1/10/2013

Your giant proprietary (or at least silo) codebase is a huge liability

There has been a lot of news this week about vulnerabilities in very low-level platform code being used in production by many many people. First there was a ruby exploit, and now today I see that there is a new java zero day.

The truth is, these kinds of exploits are absolutely everywhere. When off-the-shelf libraries are assembled together to make a whole that is greater than the sum of the parts, strange interactions are possible that the original integrators never conceived of.

In the case of the ruby exploit, from what I read it seems something like: Part of the web decoding machinery that could decode URL encoded parameters was extended to be able to decode XML. The XML decoding machinery was then extended to be able to decode YAML.

YAML has a syntax for serializing arbitrary Ruby objects, and when that YAML file is deserialized a new instance of that object is created. With careful crafting of the input file, a large variety of arbitrary code execution is possible.

This is also the reason it is not a good idea to use pickle as a network serialization format in Python. You might think, "oh, I'll use marshal. Marshal doesn't support arbitrary class serialization." But take a look at the list of object types marshal does support:

None, integers, long integers, floating point numbers, strings, Unicode objects, tuples, lists, sets, dictionaries, and code objects

Code objects. I rest my case. Of course, you would have to be calling the return results from the marshal module in order for a code object constructed by an attacker to run on your server, but some hacker somewhere is probably going to figure out some crazy way.

Which brings me to my main point: I've observed over the years that for some reason business type people and even some programmers seem to think that a large proprietary codebase that nobody else is allowed to look at is an asset. It's not; it's a liability!

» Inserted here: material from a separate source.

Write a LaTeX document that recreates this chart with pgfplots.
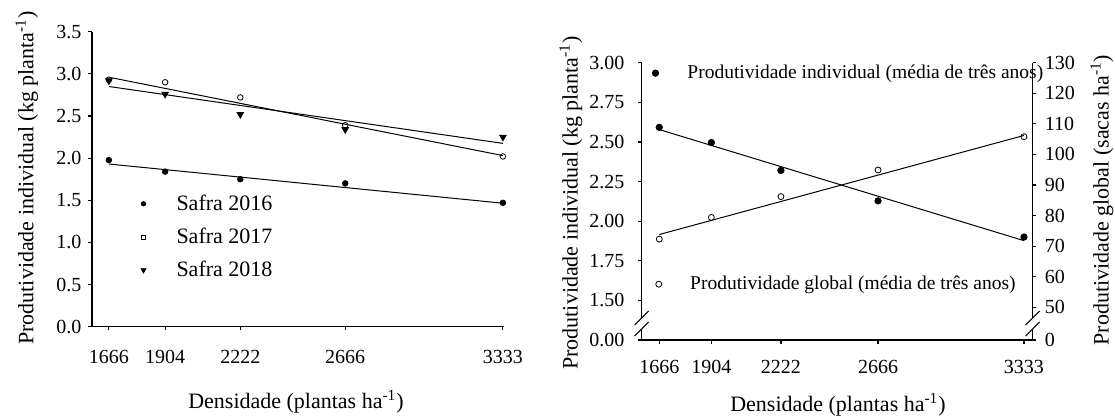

You don't understand what's in your code. You don't understand what's in the code of the large number of libraries that you use every day. Codebases are written over weeks, months, years, by different people, in different frames of mind.

There are solutions to this code complexity problem. We can break large complex code bases into small parts that are very explicit and careful about validating their input. We can completely isolate these parts from each other so that they can't accidentally (or maliciously) break something.

Libraries could strive for simplicity and explicitness rather than kitchen-sink-itis. If a surgeon wants to do surgery, they are going to choose a light, sharp, well-balanced scalpel, not an old Swiss Army knife.

Code that only a few people have to look at doesn't have to be clear. Only those few people have to bear the mental burden of holding that nasty code in their head. Code that a lot of people need to look at has a higher probability of being clear. This is one advantage of open source; obviously, it's not enough.

My suggestion for reducing the complexity in interactions like these is to create simpler, more well-defined libraries and isolate these libraries from each other in different processes.

Processes evolved in the 70s to isolate users from each other but now it is 2013 and we could start isolating more and more libraries from each other. For languages that don't use reference counting, fork with copy on write may be good enough to allow us to actually use many many UNIX processes for a single application without consuming too many resources.